Independentemente da regularidade ou não das compras, porém, é evidente que a resposta do presidente Jair Bolsonaro à questão foi a pior possível. As grosserias, palavrões e ofensas proferidas por ele contra a imprensa são injustas e incompatíveis com o decoro para o cargo, afinal, ele representa o país. Numa análise mais dura, seria até crime de responsabilidade (proceder de modo incompatível com a dignidade, a honra e o decoro do cargo), embora seja óbvio que ninguém fará um impeachment do presidente por ser mal educado.

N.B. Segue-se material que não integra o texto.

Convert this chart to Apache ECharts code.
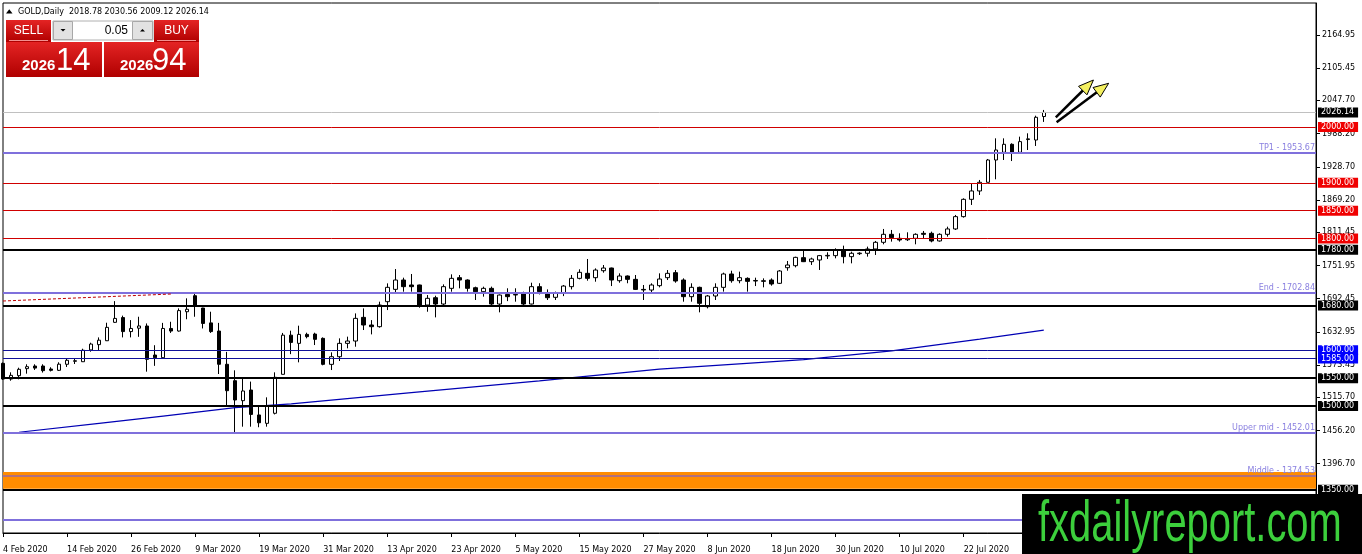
<!DOCTYPE html>
<html><head><meta charset="utf-8">
<script src="https://cdn.jsdelivr.net/npm/echarts@6/dist/echarts.min.js"></script>
<style>html,body{margin:0;padding:0;background:#fff;overflow:hidden}#c{width:1362px;height:554px}</style>
</head><body><div id="c"></div>
<script>
const symbolName = 'GOLD,Daily';
const bid = 2026.14, ask = 2026.94, lotSize = '0.05';
const holidays = ['2020-04-10'];
const opens = [1576.5,1548.4,1554.4,1567,1571.7,1571.7,1566.3,1564,1574.8,1580.2,
1579.4,1600.5,1610,1617,1650,1658.5,1633.4,1639.5,1643.4,1591.4,
1586.6,1639,1634.4,1669,1697.7,1675.6,1649,1634.4,1574.8,1545.4,
1509.6,1528.7,1484,1469,1487,1556.8,1627,1612.3,1628.4,1629,
1621.3,1574.7,1588.4,1612.3,1616.5,1658.9,1645.2,1642.2,1687,1709.1,
1725.8,1716.9,1716.9,1681,1694.1,1682.8,1710.9,1730,1725.8,1712,
1704.9,1710.9,1682.8,1700,1699,1701.9,1682.8,1713.9,1700.7,1694.8,
1701.9,1713.9,1728.8,1737.8,1730,1742.5,1747.3,1724.6,1733,1727,
1709,1707.9,1715.7,1730,1739,1725.8,1696,1712.7,1678,1697.2,
1712.7,1736.6,1724.6,1728.8,1724,1724.5,1725.8,1719.9,1747.9,1751.5,
1765.9,1758.7,1761.7,1769,1769.5,1779.6,1767.7,1773,1773.7,1781.4,
1793.4,1807.7,1800.5,1798,1800.5,1809.5,1809.5,1795.8,1807.7,1817.3,
1839.4,1870.4,1885.4,1900.9,1940.9,1954.7,1969,1954.7,1977.5,1976.7,
2018.78];
const closes = [1548.4,1555,1565.8,1570.5,1568,1563.4,1564,1575,1582,1581.2,
1600,1611,1618,1641,1657,1633.4,1639,1643.5,1583.7,1586.6,
1639,1634.4,1671,1673.4,1679,1648,1633.4,1574.8,1527.5,1510.8,
1527,1485,1470,1500,1551.5,1627,1614,1628.4,1624.3,1619.5,
1574.7,1588.4,1612.3,1616.5,1657.1,1645.2,1642.2,1681,1712.7,1725.8,
1713.9,1713.9,1679.8,1693,1682.8,1713.9,1728.8,1725.8,1710.9,1704.9,
1710.9,1682.8,1698.9,1696,1700,1682.8,1713.9,1705,1694.1,1701.9,
1715,1728.8,1739.6,1728.8,1743.7,1747.3,1725.8,1733,1727,1709,
1708,1716.9,1727.6,1737.8,1724,1696,1712.7,1684,1697.2,1712.7,
1736.6,1724.6,1730,1723.4,1725,1723.5,1718.7,1742,1752.7,1766.4,
1758.7,1763.5,1769.5,1770,1779.6,1767.7,1773.7,1774,1781.4,1793.4,
1807.7,1801.7,1797.6,1800,1807.7,1807.7,1795.8,1807.7,1817.3,1839.4,
1870.4,1885.4,1900.9,1940.9,1958.8,1969,1954.7,1973.8,1978.8,2017.4,
2026.14];
const lows = [1547,1545.4,1547.9,1558,1564.7,1560,1562,1562.8,1570,1575.3,
1579,1597.4,1600.4,1616.5,1649,1623,1623,1624,1561.6,1572,
1586,1631,1633.4,1655.5,1660,1639,1631,1557.4,1500,1449.9,
1463,1463,1462,1463,1485,1556.8,1593,1578.3,1621.3,1609.3,
1573,1564.5,1580.7,1603.4,1606.3,1636.2,1628.4,1640.4,1672,1703.7,
1704.9,1704.9,1676.2,1669,1658.9,1681,1704.9,1710.9,1705,1690,
1696,1681,1667.9,1688,1687,1681,1682,1700,1690,1690,
1697,1709,1727,1724.6,1722.8,1739,1715,1721,1720,1707.9,
1690,1703,1712.7,1725.8,1721,1687,1687,1667.9,1675,1690,
1705,1721,1720,1705,1715,1712.7,1715.7,1718.7,1742.5,1748.5,
1758,1752.8,1743.8,1763.5,1764.7,1755.7,1755.7,1770.7,1767.7,1770.7,
1789.8,1794.6,1794.6,1795.8,1789.8,1800.5,1793.4,1794.6,1803.5,1815.5,
1837.6,1860.3,1878.2,1900.9,1906.3,1940.9,1939,1952.9,1958.8,1966,
2009.12];
const highs = [1578,1560.4,1568.7,1574.8,1574.8,1574.8,1569.5,1578.4,1584.3,1584.9,
1602.7,1613.5,1623,1649.3,1688,1662,1654,1660,1648,1609,
1649,1651,1675,1693,1702,1676,1669,1649,1597,1564,
1551.5,1543.8,1500,1515.6,1560.4,1631,1635,1644,1631.4,1631.4,
1623,1596.2,1621.3,1624.3,1666,1675,1654,1687,1719.8,1745.5,
1730,1736.6,1717.5,1698.9,1697.7,1718,1736,1734.8,1727,1713.9,
1713.9,1714,1700,1711,1711,1704.9,1721,1720,1709,1705,
1716.9,1734.8,1745,1763.5,1746.7,1752.7,1748,1737.8,1734,1734.8,
1716.9,1719.9,1737.8,1743.7,1743.7,1728.8,1719.9,1713.9,1699,1719.9,
1739,1742.5,1740.8,1730.6,1730,1728.8,1728.8,1743.7,1759.9,1767.6,
1778.4,1765.9,1770.7,1775.5,1782.6,1787.4,1776.6,1775.5,1785.6,1795.8,
1817.3,1815.5,1809.5,1811.3,1809.5,1813.7,1812.5,1809.5,1821.4,1842.4,
1872.2,1899.1,1905.1,1942.7,1979.7,1979.7,1970.8,1982.7,1988.7,2020.3,
2030.56];
// moving average read at sampled bars: [bar index, price]
const maPoints = [[2,1453],[12,1469],[20,1482],[29,1497],[36,1504],[51,1524],[67,1545],[82,1566],[100,1583],[111,1599],[122,1620],[130,1636]];
const yTickLabels = [2164.95,2105.45,2047.70,1988.20,1928.70,1869.20,1811.45,1751.95,1692.45,1632.95,1573.45,1515.70,1456.20,1396.70,1337.20];
const currentPrice = 2026.14;
const redLevels = [2000,1900,1850,1800];
const blackLevels = [1780,1680,1550,1500,1350];
const blueLevels = [1600,1585];
const fiboNames = ['TP1','End','Upper mid','Middle','Lower mid'];
const fiboLevels = [1953.67,1702.84,1452.01,1374.53,1297.05];
const band = [1352,1382];
const trendLine = [[0,1688.2],[21,1700.7]];
const arrowsData = [[131.5,2017.4,136.2,2084.2],[131.6,2008.4,138.1,2078.3]];
const totalSlots = 165;

const MONTHS = ['Jan','Feb','Mar','Apr','May','Jun','Jul','Aug','Sep','Oct','Nov','Dec'];
const categories = [];
(function(){
  let d = new Date(Date.UTC(2020,1,4));
  while (categories.length < opens.length) {
    const wd = d.getUTCDay(), key = d.toISOString().slice(0,10);
    if (wd !== 0 && wd !== 6 && holidays.indexOf(key) < 0)
      categories.push(d.getUTCDate() + ' ' + MONTHS[d.getUTCMonth()] + ' ' + d.getUTCFullYear());
    d = new Date(d.getTime() + 86400000);
  }
  while (categories.length < totalSlots) categories.push('');
})();

const candleData = opens.map((o,i) => [o, closes[i], lows[i], highs[i]]);
const FONT = 'DejaVu Sans';
function boxLabel(v, bg) {
  return {show:true, position:'end', distance:2, formatter:v.toFixed(2), color:'#fff', backgroundColor:bg,
    padding:[1,4,0,3], fontSize:8, fontFamily:FONT, lineHeight:9};
}
const lines = [];
lines.push({yAxis:currentPrice, lineStyle:{color:'#c0c0c0',width:1,type:'solid'}, label:boxLabel(currentPrice,'#000')});
redLevels.forEach(v => lines.push({yAxis:v, lineStyle:{color:'#d00000',width:1,type:'solid'}, label:boxLabel(v,'#f00000')}));
blackLevels.forEach(v => lines.push({yAxis:v, lineStyle:{color:'#000',width:2,type:'solid'}, label:boxLabel(v,'#000')}));
blueLevels.forEach(v => lines.push({yAxis:v, lineStyle:{color:'#10109a',width:1,type:'solid'}, label:boxLabel(v,'#0000ff')}));
fiboLevels.forEach((v,i) => lines.push({yAxis:v,
  lineStyle:{color: fiboNames[i]==='Middle' ? '#b0707e' : '#7f70dc', width:2, type:'solid'},
  label:{show:true, position:'insideEndTop', distance:1, formatter: fiboNames[i] + ' - ' + v.toFixed(2),
    color:'#8a80e0', fontSize:8, fontFamily:FONT}}));
const tlStyle = {color:'#c00000', width:1, type:[3,2]};
lines.push([{coord:trendLine[0], lineStyle:tlStyle, label:{show:false}},{coord:trendLine[1], lineStyle:tlStyle, label:{show:false}}]);

const chart = echarts.init(document.getElementById('c'));
chart.setOption({
  animation:false,
  backgroundColor:'#fff',
  grid:{left:3, right:46, top:3, bottom:21, show:true, borderColor:'#000', borderWidth:1},
  xAxis:{type:'category', data:categories, boundaryGap:false,
    axisLine:{lineStyle:{color:'#000',width:1}},
    axisTick:{interval:7, length:4, lineStyle:{color:'#000'}},
    axisLabel:{interval:7, align:'left', fontSize:8, fontFamily:FONT, color:'#000', margin:13},
    splitLine:{show:false}},
  yAxis:{type:'value', position:'right', min:1272.5, max:2222.2, scale:true,
    axisLine:{show:true, lineStyle:{color:'#000'}},
    axisTick:{show:true, length:4, customValues:yTickLabels, lineStyle:{color:'#000'}},
    axisLabel:{customValues:yTickLabels, formatter:v => Number(v).toFixed(2), fontSize:8, fontFamily:FONT, color:'#000', margin:6},
    splitLine:{show:false}},
  series:[
    {type:'line', data:[], silent:true, clip:false, z:1,
      markArea:{silent:true, data:[[{yAxis:band[0], itemStyle:{color:'#ff8c00'}},{yAxis:band[1]}]]},
      markLine:{silent:true, symbol:['none','none'], animation:false, data:lines}},
    {type:'candlestick', data:candleData, barWidth:4, z:3, silent:true,
      itemStyle:{color:'#fff', color0:'#000', borderColor:'#000', borderColor0:'#000', borderWidth:1}},
    {type:'line', data:maPoints, symbol:'none', showSymbol:false, silent:true, z:4,
      lineStyle:{color:'#0000b4', width:1.2}}
  ]
});

// overlays
function px(idx, price){
  const p0 = chart.convertToPixel({gridIndex:0}, [0, price]);
  const p1 = chart.convertToPixel({gridIndex:0}, [1, price]);
  return [p0[0] + idx*(p1[0]-p0[0]), p0[1]];
}
const g = [];
arrowsData.forEach((a,k) => {
  const s = px(a[0],a[1]), t = px(a[2],a[3]);
  const dx = t[0]-s[0], dy = t[1]-s[1], L = Math.hypot(dx,dy), ux = dx/L, uy = dy/L;
  const bx = t[0]-15*ux, by = t[1]-15*uy, nx = -uy, ny = ux;
  g.push({type:'line', z:50, shape:{x1:s[0],y1:s[1],x2:bx+4*ux,y2:by+4*uy}, style:{stroke:'#000', lineWidth:2.5}});
  g.push({type:'polygon', z:51, shape:{points:[[t[0],t[1]],[bx+6*nx,by+6*ny],[bx-6*nx,by-6*ny]]}, style:{fill:'#f4f060', stroke:'#000', lineWidth:1}});
});
const redGrad = () => new echarts.graphic.LinearGradient(0,0,0,1,[{offset:0,color:'#e42424'},{offset:1,color:'#b00000'}]);
const bidStr = bid.toFixed(2), askStr = ask.toFixed(2);
const hdr = symbolName + '  ' + [opens[opens.length-1], highs[highs.length-1], lows[lows.length-1], closes[closes.length-1]].map(v=>v.toFixed(2)).join(' ');
g.push({type:'polygon', z:60, shape:{points:[[6,13.5],[12.5,13.5],[9.25,9.3]]}, style:{fill:'#000'}});
g.push({type:'text', z:60, x:18, y:11.5, style:{text:hdr, fill:'#000', font:'8px "DejaVu Sans"', verticalAlign:'middle'}});
// trade panel
g.push({type:'rect', z:60, shape:{x:6,y:20,width:45,height:22}, style:{fill:redGrad()}});
g.push({type:'line', z:61, shape:{x1:9,y1:40.5,x2:48,y2:40.5}, style:{stroke:'#f29090', lineWidth:1}});
g.push({type:'text', z:61, x:28.5, y:31, style:{text:'SELL', fill:'#fff', font:'12px "Liberation Sans"', align:'center', verticalAlign:'middle'}});
g.push({type:'rect', z:60, shape:{x:53,y:21,width:100,height:19}, style:{fill:'#fff', stroke:'#b0b0b0', lineWidth:1}});
g.push({type:'rect', z:61, shape:{x:53.5,y:21.5,width:19,height:18}, style:{fill:'#e2e2e2', stroke:'#a8a8a8', lineWidth:1}});
g.push({type:'polygon', z:62, shape:{points:[[60.5,29],[65.5,29],[63,31.5]]}, style:{fill:'#000'}});
g.push({type:'rect', z:61, shape:{x:132.5,y:21.5,width:20,height:18}, style:{fill:'#e2e2e2', stroke:'#a8a8a8', lineWidth:1}});
g.push({type:'polygon', z:62, shape:{points:[[140,31.5],[145,31.5],[142.5,29]]}, style:{fill:'#000'}});
g.push({type:'text', z:61, x:128, y:30.5, style:{text:lotSize, fill:'#000', font:'12px "Liberation Sans"', align:'right', verticalAlign:'middle'}});
g.push({type:'rect', z:60, shape:{x:154,y:20,width:45,height:22}, style:{fill:redGrad()}});
g.push({type:'line', z:61, shape:{x1:157,y1:40.5,x2:196,y2:40.5}, style:{stroke:'#f29090', lineWidth:1}});
g.push({type:'text', z:61, x:176.5, y:31, style:{text:'BUY', fill:'#fff', font:'12px "Liberation Sans"', align:'center', verticalAlign:'middle'}});
g.push({type:'rect', z:60, shape:{x:6,y:42,width:96,height:35}, style:{fill:redGrad()}});
g.push({type:'rect', z:60, shape:{x:104,y:42,width:95,height:35}, style:{fill:redGrad()}});
g.push({type:'text', z:61, x:22, y:66, style:{text:bidStr.slice(0,4), fill:'#fff', font:'bold 15px "Liberation Sans"', verticalAlign:'middle'}});
g.push({type:'text', z:61, x:56, y:61, style:{text:bidStr.slice(5,7), fill:'#fff', font:'31px "Liberation Sans"', verticalAlign:'middle'}});
g.push({type:'text', z:61, x:120, y:66, style:{text:askStr.slice(0,4), fill:'#fff', font:'bold 15px "Liberation Sans"', verticalAlign:'middle'}});
g.push({type:'text', z:61, x:152, y:61, style:{text:askStr.slice(5,7), fill:'#fff', font:'31px "Liberation Sans"', verticalAlign:'middle'}});
// watermark
g.push({type:'rect', z:80, shape:{x:1022,y:494,width:340,height:60}, style:{fill:'#000'}});
g.push({type:'text', z:81, x:1038, y:525, scaleX:0.7, style:{text:'fxdailyreport.com', fill:'#3ccf3c', font:'57px "Liberation Sans"', verticalAlign:'middle'}});
chart.setOption({graphic:{elements:g}});
</script></body></html>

A ação de Bolsonaro contra a imprensa é ainda mais injusta pois a reportagem que deu origem a toda essa história não é responsável por toda a celeuma nas redes sociais em torno do leite condensado. A interpretação dela gerou toda essa polêmica, mas a reportagem do Metrópoles apenas aponta o aumento global dos gastos com alimentação (o que pode até ser explicado em parte pela inflação dos alimentos), enfatizando que tratava-se de uma compra para o governo como um todo, e não para o Palácio da Alvorada, com as respostas das autoridades e uma lista de compras. O leite condensado foi pinçado da lista pelas pessoas (e não pela reportagem) apenas pelo fato de o presidente ser conhecido por usar para passar no pão em um café da manhã insólito. Não foi, portanto, a imprensa, quem distorceu a realidade das compras governamentais. Mas o presidente sentiu-se no direito de atacar os jornalistas ou porque os odeia ou porque é incapaz de ler o que foi dito, tendo sido apenas contaminado pelo sentimento que tomou o assunto nas redes. Ou seria pelo fato de haver aí ainda algo a ser descoberto e que lhe tira o sono?